▶ Exercise objective: Search the entries below. Return every line that has "matplotlib" in it.
··· Recorded data ···
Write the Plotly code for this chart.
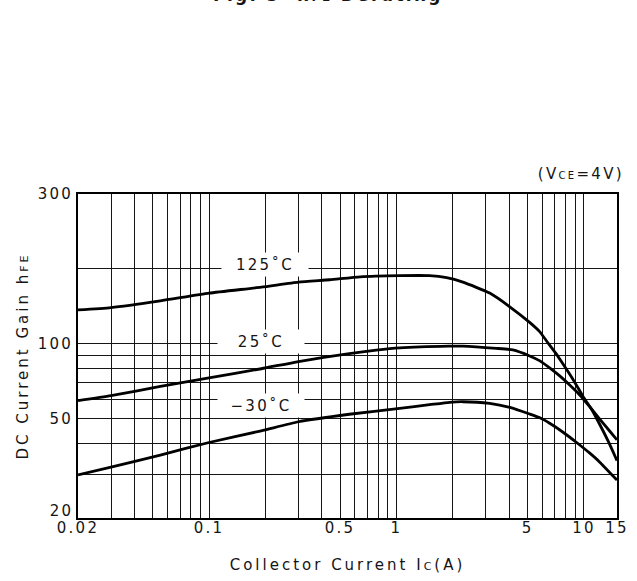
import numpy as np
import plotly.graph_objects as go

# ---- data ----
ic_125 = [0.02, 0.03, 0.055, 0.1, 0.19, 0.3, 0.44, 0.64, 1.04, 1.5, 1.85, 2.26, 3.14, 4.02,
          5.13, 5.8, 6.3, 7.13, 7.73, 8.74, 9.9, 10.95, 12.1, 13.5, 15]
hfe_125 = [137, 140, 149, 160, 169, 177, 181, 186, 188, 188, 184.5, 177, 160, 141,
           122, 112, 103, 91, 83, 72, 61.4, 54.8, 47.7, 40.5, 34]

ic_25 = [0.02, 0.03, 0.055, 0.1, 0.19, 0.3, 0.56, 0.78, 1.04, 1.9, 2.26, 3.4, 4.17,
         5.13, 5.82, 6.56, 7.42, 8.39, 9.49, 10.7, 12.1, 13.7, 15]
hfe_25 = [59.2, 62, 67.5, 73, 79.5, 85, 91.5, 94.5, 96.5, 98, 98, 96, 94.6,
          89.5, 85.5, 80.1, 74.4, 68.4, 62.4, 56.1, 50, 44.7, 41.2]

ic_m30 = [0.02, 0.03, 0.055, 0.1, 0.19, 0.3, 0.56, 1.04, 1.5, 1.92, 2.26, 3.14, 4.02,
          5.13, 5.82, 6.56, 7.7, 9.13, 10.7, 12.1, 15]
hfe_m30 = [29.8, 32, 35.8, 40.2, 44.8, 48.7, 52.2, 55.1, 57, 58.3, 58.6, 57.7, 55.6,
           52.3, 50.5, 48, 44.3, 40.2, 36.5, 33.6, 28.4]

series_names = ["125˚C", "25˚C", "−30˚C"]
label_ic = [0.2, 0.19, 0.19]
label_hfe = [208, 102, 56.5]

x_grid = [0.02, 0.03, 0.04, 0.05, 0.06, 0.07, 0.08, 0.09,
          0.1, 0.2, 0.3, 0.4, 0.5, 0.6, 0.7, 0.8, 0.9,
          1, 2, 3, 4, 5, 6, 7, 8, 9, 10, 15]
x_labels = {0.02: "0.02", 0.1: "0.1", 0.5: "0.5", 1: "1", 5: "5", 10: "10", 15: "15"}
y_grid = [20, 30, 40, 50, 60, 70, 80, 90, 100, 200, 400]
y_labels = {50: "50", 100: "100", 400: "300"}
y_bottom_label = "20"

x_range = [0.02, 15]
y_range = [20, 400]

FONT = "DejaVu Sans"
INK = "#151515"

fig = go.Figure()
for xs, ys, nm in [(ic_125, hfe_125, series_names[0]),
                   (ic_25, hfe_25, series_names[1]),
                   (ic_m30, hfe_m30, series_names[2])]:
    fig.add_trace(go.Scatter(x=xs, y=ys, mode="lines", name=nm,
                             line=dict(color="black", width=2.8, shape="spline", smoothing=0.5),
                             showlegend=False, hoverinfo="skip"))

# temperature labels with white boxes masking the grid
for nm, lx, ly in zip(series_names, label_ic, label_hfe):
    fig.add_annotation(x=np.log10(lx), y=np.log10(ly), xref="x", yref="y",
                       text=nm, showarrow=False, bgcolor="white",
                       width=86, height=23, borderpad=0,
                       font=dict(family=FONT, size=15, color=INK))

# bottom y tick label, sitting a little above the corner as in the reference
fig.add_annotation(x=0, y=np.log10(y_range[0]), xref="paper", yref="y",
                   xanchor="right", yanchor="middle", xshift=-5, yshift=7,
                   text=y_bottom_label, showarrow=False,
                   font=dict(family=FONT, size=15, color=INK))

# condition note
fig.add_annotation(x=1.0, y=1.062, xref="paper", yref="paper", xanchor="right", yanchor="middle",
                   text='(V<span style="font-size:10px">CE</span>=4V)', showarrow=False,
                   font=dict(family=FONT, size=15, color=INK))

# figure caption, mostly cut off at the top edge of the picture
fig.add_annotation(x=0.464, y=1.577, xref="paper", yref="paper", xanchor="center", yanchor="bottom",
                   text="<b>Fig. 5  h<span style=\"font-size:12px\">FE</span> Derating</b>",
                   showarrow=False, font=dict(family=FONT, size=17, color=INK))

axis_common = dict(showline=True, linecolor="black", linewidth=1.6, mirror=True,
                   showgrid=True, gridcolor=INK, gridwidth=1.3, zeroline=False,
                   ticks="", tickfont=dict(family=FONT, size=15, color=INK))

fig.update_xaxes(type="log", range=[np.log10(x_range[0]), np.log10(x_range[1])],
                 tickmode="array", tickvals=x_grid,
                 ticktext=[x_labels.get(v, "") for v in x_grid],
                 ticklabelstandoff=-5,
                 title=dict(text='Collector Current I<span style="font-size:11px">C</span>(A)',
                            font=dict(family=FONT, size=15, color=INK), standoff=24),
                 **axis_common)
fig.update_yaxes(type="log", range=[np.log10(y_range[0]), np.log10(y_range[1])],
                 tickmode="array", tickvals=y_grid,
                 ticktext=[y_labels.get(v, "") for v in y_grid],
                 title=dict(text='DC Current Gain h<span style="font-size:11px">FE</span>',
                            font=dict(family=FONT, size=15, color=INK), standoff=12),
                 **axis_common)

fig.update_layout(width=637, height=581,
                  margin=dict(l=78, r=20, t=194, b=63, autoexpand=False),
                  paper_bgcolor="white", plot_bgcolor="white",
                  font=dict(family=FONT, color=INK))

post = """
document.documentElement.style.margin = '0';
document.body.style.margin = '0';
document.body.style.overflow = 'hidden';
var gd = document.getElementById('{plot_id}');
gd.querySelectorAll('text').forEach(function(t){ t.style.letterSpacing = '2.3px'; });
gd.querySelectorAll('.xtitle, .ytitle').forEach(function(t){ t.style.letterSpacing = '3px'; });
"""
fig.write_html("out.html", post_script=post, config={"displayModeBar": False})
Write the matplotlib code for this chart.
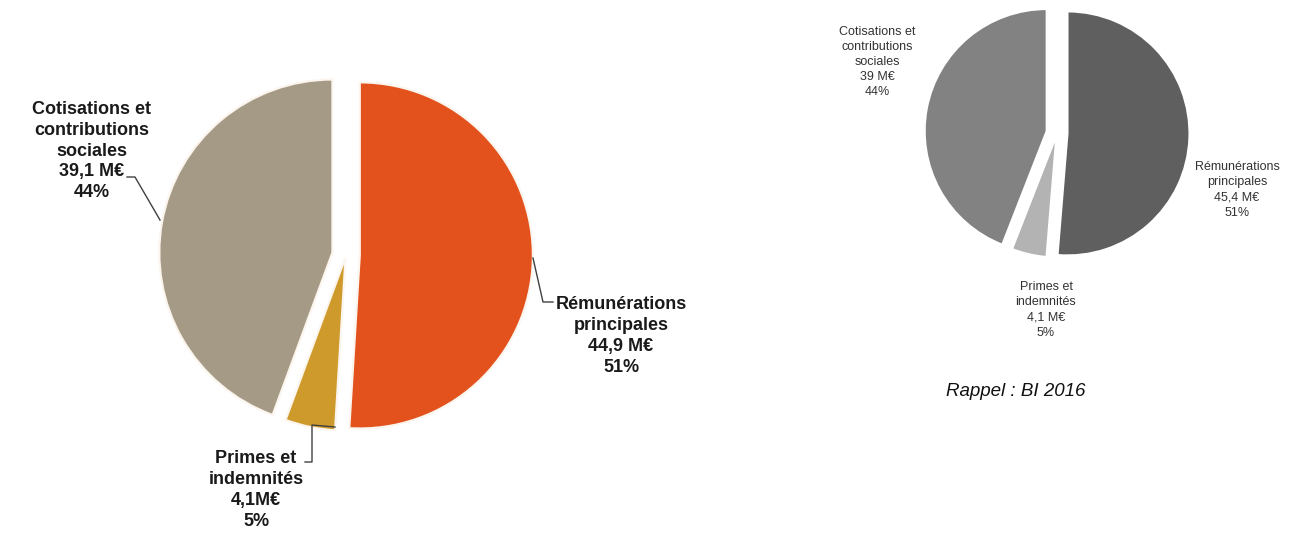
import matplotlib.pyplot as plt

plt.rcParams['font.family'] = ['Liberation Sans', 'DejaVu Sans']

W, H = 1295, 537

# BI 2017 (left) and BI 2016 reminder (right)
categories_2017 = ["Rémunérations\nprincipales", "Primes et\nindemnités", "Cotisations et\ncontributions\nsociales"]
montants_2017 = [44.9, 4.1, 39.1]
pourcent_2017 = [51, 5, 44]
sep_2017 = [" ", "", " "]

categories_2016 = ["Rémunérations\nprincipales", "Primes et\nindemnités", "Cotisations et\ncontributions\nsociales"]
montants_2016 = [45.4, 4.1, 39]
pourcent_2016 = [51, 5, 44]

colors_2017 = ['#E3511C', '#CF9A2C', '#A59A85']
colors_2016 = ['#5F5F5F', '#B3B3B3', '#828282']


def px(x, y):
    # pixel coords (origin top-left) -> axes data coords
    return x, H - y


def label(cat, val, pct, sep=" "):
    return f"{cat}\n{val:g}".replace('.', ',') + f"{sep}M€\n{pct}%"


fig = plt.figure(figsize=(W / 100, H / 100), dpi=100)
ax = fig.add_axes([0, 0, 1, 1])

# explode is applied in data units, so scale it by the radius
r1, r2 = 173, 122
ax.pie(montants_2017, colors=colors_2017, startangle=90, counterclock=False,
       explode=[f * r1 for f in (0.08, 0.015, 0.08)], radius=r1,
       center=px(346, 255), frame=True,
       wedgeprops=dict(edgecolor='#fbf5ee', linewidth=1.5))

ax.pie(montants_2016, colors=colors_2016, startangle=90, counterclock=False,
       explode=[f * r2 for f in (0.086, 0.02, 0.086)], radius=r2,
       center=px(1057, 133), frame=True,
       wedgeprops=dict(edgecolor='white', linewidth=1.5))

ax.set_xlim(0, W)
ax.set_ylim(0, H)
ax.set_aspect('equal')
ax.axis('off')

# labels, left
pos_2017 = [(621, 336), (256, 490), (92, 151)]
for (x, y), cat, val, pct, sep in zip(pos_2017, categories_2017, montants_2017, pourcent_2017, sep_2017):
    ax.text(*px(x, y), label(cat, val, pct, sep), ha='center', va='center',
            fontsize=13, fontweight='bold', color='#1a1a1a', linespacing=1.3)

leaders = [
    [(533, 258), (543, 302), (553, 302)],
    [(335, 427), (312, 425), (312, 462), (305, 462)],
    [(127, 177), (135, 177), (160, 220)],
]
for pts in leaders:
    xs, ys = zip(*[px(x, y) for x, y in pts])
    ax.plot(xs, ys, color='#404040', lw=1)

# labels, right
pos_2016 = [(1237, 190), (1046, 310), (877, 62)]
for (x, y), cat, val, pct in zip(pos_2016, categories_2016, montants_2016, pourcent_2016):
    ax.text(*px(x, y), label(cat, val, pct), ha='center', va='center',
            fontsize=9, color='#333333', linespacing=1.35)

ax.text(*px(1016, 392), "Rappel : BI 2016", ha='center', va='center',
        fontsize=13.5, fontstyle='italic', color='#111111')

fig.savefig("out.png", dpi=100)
···
▶ The solution:
Write the matplotlib code for this chart.
import matplotlib.pyplot as plt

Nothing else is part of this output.